Con esas reservas, no hay inconveniente en decir que la vida de Velázquez se articula espontáneamente en cuatro periodos, de la siguiente manera:
1º. 1599-1623. Diego de Silva Velázquez nace en Sevilla de una familia oriunda de Portugal, por parte de padre, los Silva de Oporto. El abuelo había emigrado a Andalucía arrastrando algunos aunque sobrios haberes y una intensa tradición doméstica de antigua y elevada nobleza. Muy pronto reveló Diego dotes extraordinarias para el dibujo y la pintura. A los trece años entra como discípulo en el taller de Francisco de Herrera, hombre atrabiliario, artista con más impetuosidad que talento, pero que camina por buenas pistas.

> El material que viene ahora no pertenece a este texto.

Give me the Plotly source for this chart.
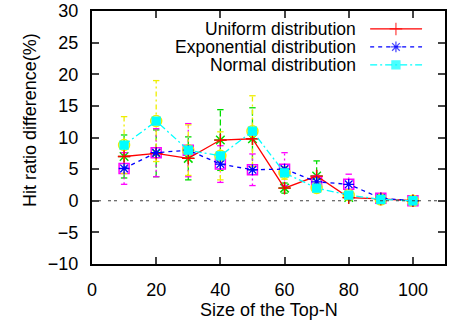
import plotly.graph_objects as go

top_n = [10, 20, 30, 40, 50, 60, 70, 80, 90, 100]

uniform = [7.0, 7.5, 6.7, 9.6, 9.8, 2.0, 3.9, 0.5, 0.3, 0.0]
uniform_err = [3.4, 3.7, 3.4, 4.8, 4.9, 0.8, 2.4, 0.4, 0.2, 0.0]

exponential = [5.1, 7.6, 8.0, 5.8, 4.9, 5.0, 3.0, 2.6, 0.4, 0.0]
exponential_err = [2.5, 3.8, 4.2, 2.9, 2.5, 2.6, 1.0, 1.6, 0.3, 0.0]

normal = [8.8, 12.6, 8.0, 7.1, 11.0, 4.4, 2.0, 0.9, 0.2, 0.0]
normal_err = [4.5, 6.4, 4.0, 3.8, 5.6, 1.0, 0.6, 0.3, 0.2, 0.0]

series_names = ["Uniform distribution", "Exponential distribution", "Normal distribution"]
x_ticks = [0, 20, 40, 60, 80, 100]
y_ticks = [-10, -5, 0, 5, 10, 15, 20, 25, 30]
x_title = "Size of the Top-N"
y_title = "Hit ratio difference(%)"

FONT = "Liberation Sans, Arial, sans-serif"
FS = 18
LFS = 17.5
fig = go.Figure()

series = [
    (uniform, uniform_err, "#ff0000", "solid", "cross-thin-open", 9, "#00dd00", "6px,3px", "asterisk-open", 10),
    (exponential, exponential_err, "#0000ff", "4px,4px", "asterisk-open", 9, "#ff00ff", "2px,3px", "square-open", 10),
    (normal, normal_err, "#00ffff", "7px,3px,2px,3px", "square", 8, "#eeee00", "5px,3px,2px,3px", "circle-open", 11),
]

cap = 1.0  # half cap width in data units
for vals, errs, lc, ld, lsym, lsz, ec, ed, esym, esz in series:
    bx, by, cx, cy = [], [], [], []
    for xv, v, e in zip(top_n, vals, errs):
        bx += [xv, xv, None]
        by += [v - e, v + e, None]
        for yy in (v - e, v + e):
            cx += [xv - cap, xv + cap, None]
            cy += [yy, yy, None]
    fig.add_trace(go.Scatter(x=bx, y=by, mode="lines", line=dict(color=ec, width=1.3, dash=ed),
                             showlegend=False, hoverinfo="skip"))
    fig.add_trace(go.Scatter(x=cx, y=cy, mode="lines", line=dict(color=ec, width=1.3),
                             showlegend=False, hoverinfo="skip"))
    fig.add_trace(go.Scatter(x=top_n, y=vals, mode="markers",
                             marker=dict(symbol=esym, size=esz, color=ec, line=dict(color=ec, width=1.5)),
                             showlegend=False, hoverinfo="skip"))

for (vals, errs, lc, ld, lsym, lsz, ec, ed, esym, esz), name in zip(series, series_names):
    fig.add_trace(go.Scatter(x=top_n, y=vals, mode="lines+markers", name=name,
                             line=dict(color=lc, width=1.3, dash=ld),
                             marker=dict(symbol=lsym, size=lsz, color=lc, line=dict(color=lc, width=1.3)),
                             showlegend=False))

fig.add_hline(y=0, line=dict(color="#404040", width=1, dash="3px,3px,3px,7px"))

leg_y = [0.929, 0.858, 0.787]
for (vals, errs, lc, ld, lsym, lsz, ec, ed, esym, esz), name, ly in zip(series, series_names, leg_y):
    fig.add_annotation(text=name, xref="paper", yref="paper", x=0.754, y=ly,
                       xanchor="right", yanchor="middle", showarrow=False,
                       font=dict(family=FONT, size=LFS, color="black"))
    fig.add_trace(go.Scatter(x=[0.788, 0.861, 0.935], y=[ly, ly, ly], xaxis="x2", yaxis="y2",
                             mode="lines+markers", line=dict(color=lc, width=1.3, dash=ld),
                             marker=dict(symbol=lsym, size=[0, lsz, 0], color=lc, line=dict(color=lc, width=1.3)),
                             showlegend=False, hoverinfo="skip"))

fig.add_annotation(text=x_title, xref="paper", yref="paper", x=0.5, y=-0.182,
                   xanchor="center", yanchor="middle", showarrow=False,
                   font=dict(family=FONT, size=FS, color="black"))
fig.add_annotation(text=y_title, xref="paper", yref="paper", x=-0.176, y=0.569,
                   xanchor="center", yanchor="middle", showarrow=False, textangle=-90,
                   font=dict(family=FONT, size=FS, color="black"))

fig.update_layout(
    width=449, height=324,
    margin=dict(l=92, r=4, t=11, b=60, autoexpand=False),
    paper_bgcolor="white", plot_bgcolor="white",
    font=dict(family=FONT, size=FS, color="black"),
    showlegend=False,
    xaxis=dict(range=[0, 110], tickvals=x_ticks, ticks="inside", ticklen=7, tickwidth=1.5,
               showline=True, linewidth=2, linecolor="black", mirror="ticks", showgrid=False,
               zeroline=False, ticklabelstandoff=8, automargin=False),
    yaxis=dict(range=[-10, 30], tickvals=y_ticks, ticks="inside", ticklen=7, tickwidth=1.5,
               showline=True, linewidth=2, linecolor="black", mirror="ticks", showgrid=False,
               zeroline=False, ticklabelstandoff=8, automargin=False),
    xaxis2=dict(range=[0, 1], overlaying="x", visible=False),
    yaxis2=dict(range=[0, 1], overlaying="y", visible=False),
)

fig.write_html("out.html", config={"displayModeBar": False},
               post_script="document.body.style.margin='0';document.body.style.overflow='hidden';")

No se puede negar que Herrera el Viejo, aunque pintor sin calidad, braceaba en las avanzadas artísticas del tiempo. Pocos meses después, espantado, sin duda, por el temperamento ferocísimo de aquel maestro, Velázquez que en toda su vida aborreció las cuestiones, transmigra al taller de Francisco pacheco, como de un polo se pasa a otro, Pacheco era un mal pintor, pero hombre excelente, de amplia cultura, de blandos modos y relacionado con la gente ilustre de Sevilla –artistas, escritores, nobles. Cinco años después –en 1618- Pacheco casa a Velásquez, aun adolescente con su hija Juana de Miranda. Esta mujer le acompañará calladamente toda su vida y, viceversa, no se conoce otra complicación de Velázquez con el «eterno femenino». Juana de Miranda se extinguirá una semana después que su marido en el mismo cuarto donde este había expirado.
2º. 1623-1629. En 1621 muere Felipe III y le sucede el joven Felipe IV, seis años menor que nuestro pintor, aficionado él mismo a la pintura que había practicado bajo la enseñanza de Mayno. Felipe IV pone el Gobierno en manos del conde-duque de Olivares, nacido en la familia sevillana de más rancia y alta alcurnia: los Guzmanes. Como los jefes políticos de todos los siglos, al llegar al poder se presenta el conde-duque con equipo propio, escogido en su clientela. Sus amigos son sevillanos y son los amigos de Pacheco. Velásquez es enviado a Madrid para tentar la fortuna y de paso agrandar su educación artística visitando las colecciones de Madrid y El Escorial. Demasiado reciente el cambio político, son días de gran ajetreo en Palacio y no se presenta ocasión para que Velázquez luzca ante el nuevo monarca. En cambio pinta un estupendo retrato del poeta Góngora (una cabeza maravillosa de gran intelectual resentido, mala persona, como tantos ilustres poetas). Vuelve Velázquez fracasado a Sevilla, pero pocos meses después es llamado oficialmente a Palacio con ayuda de costas para el viaje. En el equipo del Conde-Duque, Velázquez representará la pintura. Llega a Madrid e inmediatamente hace un retrato del Rey. La obra produce tal entusiasmo en Felipe IV que le nombra al punto su pintor de cámara y promete no dejarse retratar por nadie más. Velázquez vivirá siempre adscrito a Palacio, de uno de cuyos aposentos le sacarán para enterrarle. Repárese: una sola mujer es visible en su vida, un solo amigo –el Rey-, un solo taller –Palacio.